═══ GIVEN DATA ═══

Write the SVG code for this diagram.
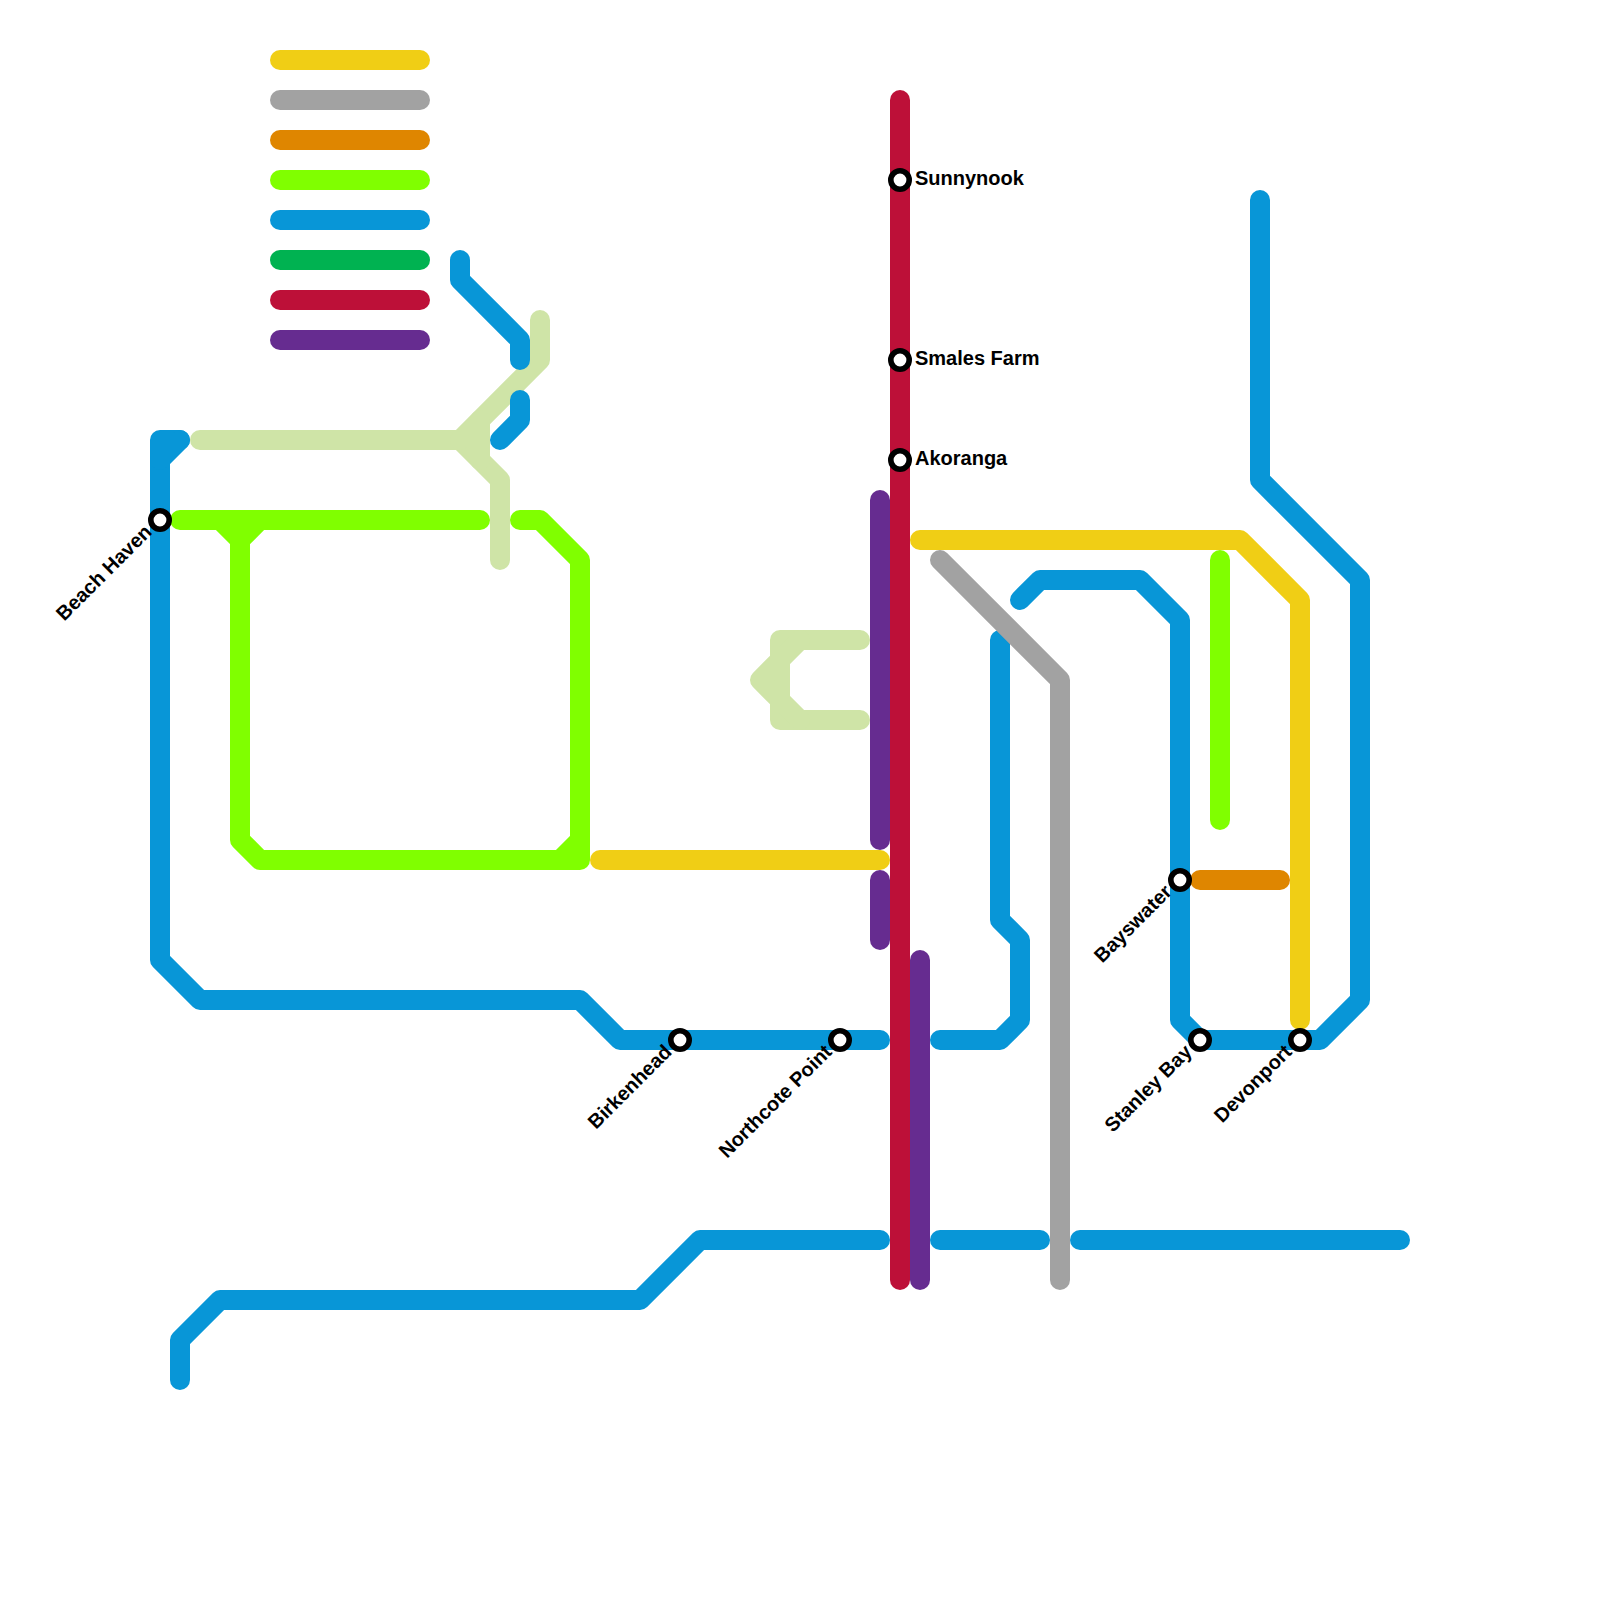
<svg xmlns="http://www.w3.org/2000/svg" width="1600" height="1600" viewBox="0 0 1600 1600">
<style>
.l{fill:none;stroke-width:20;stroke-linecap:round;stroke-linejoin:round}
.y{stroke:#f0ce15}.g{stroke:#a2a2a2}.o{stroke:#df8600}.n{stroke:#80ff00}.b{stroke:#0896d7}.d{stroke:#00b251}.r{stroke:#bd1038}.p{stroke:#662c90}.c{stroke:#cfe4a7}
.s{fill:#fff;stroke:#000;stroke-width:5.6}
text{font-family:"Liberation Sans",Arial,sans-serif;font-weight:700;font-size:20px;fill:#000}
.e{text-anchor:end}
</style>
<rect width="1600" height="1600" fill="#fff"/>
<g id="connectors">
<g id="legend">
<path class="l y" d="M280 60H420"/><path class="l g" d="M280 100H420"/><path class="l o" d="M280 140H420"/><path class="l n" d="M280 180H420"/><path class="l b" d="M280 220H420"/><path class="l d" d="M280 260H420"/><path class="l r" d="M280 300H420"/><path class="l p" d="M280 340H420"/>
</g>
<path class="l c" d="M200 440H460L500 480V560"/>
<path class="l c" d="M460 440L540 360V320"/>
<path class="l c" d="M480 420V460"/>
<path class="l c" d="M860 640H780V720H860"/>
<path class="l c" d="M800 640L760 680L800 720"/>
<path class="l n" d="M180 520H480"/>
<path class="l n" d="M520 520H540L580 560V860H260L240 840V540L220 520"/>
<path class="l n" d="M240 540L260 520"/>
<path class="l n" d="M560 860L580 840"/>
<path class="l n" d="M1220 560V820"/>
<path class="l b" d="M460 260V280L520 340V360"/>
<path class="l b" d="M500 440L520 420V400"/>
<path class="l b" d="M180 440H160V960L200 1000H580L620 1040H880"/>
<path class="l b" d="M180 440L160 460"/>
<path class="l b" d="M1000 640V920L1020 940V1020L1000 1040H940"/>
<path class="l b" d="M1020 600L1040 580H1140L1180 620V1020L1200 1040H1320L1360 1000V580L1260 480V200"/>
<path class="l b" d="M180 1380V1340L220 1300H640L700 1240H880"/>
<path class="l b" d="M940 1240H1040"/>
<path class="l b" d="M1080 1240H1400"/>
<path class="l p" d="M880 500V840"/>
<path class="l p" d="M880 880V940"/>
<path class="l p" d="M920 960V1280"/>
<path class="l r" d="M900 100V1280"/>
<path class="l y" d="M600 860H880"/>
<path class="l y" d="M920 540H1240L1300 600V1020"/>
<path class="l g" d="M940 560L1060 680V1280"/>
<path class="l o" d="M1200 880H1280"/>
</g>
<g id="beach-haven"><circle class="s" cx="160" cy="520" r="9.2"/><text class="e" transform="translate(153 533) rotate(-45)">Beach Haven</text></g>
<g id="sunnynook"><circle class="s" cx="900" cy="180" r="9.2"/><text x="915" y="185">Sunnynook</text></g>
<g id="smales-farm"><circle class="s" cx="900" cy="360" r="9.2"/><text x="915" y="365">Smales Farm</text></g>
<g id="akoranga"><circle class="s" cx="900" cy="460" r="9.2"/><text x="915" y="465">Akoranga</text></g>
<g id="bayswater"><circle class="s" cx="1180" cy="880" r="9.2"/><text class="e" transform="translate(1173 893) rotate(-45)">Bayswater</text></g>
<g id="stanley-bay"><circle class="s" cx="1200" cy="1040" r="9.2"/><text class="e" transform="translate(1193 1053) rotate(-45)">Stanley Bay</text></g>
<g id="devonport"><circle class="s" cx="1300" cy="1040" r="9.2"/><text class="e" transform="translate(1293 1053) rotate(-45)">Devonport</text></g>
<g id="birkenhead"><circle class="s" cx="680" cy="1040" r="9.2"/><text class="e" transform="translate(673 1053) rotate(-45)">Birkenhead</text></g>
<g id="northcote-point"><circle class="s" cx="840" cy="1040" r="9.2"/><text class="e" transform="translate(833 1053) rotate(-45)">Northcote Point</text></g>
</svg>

═══
═══ GIVEN DATA ═══

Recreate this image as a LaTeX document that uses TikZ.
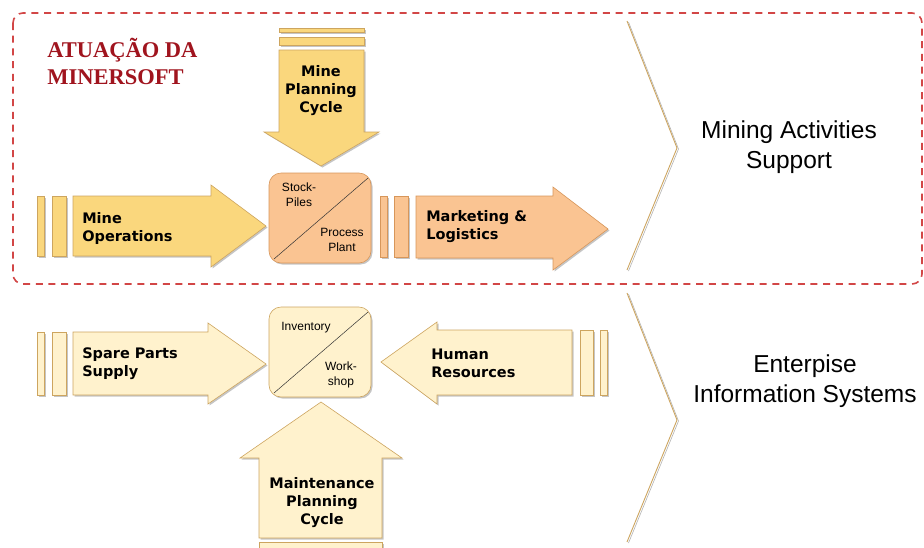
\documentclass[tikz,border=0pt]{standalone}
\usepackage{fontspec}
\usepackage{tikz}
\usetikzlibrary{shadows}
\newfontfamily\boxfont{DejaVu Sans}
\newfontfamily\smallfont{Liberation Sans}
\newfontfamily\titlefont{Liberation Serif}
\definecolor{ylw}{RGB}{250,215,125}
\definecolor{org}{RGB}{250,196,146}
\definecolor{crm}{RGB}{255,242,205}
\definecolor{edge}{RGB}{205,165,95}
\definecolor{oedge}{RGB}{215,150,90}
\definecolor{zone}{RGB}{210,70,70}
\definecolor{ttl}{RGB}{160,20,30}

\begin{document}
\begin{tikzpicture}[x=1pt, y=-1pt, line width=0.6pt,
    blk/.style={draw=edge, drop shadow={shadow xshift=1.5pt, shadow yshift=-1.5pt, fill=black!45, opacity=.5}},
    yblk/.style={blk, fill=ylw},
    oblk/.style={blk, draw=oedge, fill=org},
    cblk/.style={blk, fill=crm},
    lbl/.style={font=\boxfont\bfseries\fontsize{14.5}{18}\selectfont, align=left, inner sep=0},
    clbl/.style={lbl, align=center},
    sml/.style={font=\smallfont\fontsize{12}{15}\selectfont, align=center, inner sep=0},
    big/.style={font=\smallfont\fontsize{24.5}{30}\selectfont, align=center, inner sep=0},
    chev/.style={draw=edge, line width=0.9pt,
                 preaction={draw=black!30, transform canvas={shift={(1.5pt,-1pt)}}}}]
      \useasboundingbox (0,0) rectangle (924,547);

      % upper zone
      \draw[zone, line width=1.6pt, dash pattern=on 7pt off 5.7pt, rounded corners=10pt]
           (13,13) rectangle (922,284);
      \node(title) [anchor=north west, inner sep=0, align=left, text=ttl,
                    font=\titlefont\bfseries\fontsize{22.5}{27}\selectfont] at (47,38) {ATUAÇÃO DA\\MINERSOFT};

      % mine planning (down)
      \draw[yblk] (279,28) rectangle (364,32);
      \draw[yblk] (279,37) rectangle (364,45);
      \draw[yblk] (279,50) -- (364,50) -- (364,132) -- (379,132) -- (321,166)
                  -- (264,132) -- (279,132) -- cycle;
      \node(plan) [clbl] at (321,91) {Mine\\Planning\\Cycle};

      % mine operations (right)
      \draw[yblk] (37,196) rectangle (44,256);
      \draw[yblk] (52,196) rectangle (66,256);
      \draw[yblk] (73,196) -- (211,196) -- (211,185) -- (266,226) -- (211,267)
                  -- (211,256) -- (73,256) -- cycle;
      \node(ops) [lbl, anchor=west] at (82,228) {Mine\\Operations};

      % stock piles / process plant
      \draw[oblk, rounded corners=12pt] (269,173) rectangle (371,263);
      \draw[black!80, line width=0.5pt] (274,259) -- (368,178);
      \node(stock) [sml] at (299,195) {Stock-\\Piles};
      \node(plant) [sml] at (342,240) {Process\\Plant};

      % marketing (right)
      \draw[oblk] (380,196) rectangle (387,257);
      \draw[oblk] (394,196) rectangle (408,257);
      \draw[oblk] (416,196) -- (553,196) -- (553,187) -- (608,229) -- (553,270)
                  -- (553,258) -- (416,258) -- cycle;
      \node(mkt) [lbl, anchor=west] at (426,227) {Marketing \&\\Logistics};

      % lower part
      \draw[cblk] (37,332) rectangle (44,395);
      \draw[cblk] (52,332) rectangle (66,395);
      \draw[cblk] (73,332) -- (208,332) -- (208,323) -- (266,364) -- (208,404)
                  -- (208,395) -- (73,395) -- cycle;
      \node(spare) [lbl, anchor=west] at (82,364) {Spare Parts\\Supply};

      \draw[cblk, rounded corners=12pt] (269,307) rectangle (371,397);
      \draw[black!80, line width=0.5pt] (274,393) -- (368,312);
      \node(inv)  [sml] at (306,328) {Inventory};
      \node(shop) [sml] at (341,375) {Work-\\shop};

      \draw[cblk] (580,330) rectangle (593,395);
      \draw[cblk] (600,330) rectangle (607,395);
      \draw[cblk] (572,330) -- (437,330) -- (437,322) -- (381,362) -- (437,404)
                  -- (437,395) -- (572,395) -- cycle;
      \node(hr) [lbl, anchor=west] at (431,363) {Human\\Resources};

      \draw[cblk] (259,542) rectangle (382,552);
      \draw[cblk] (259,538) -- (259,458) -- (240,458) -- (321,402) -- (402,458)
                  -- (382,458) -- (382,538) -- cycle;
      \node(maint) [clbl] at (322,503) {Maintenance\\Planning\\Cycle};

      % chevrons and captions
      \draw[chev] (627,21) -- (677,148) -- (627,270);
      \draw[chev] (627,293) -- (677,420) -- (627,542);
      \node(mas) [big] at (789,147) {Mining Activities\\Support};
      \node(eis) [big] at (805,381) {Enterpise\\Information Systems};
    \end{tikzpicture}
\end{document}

═══

## WHAT IS NEEDED
Check the data for the word "this" and pull out the lines that have it.

## SOLUTION TO THE EXERCISE
Write the SVG code for this diagram.
Recreate this image as a LaTeX document that uses TikZ.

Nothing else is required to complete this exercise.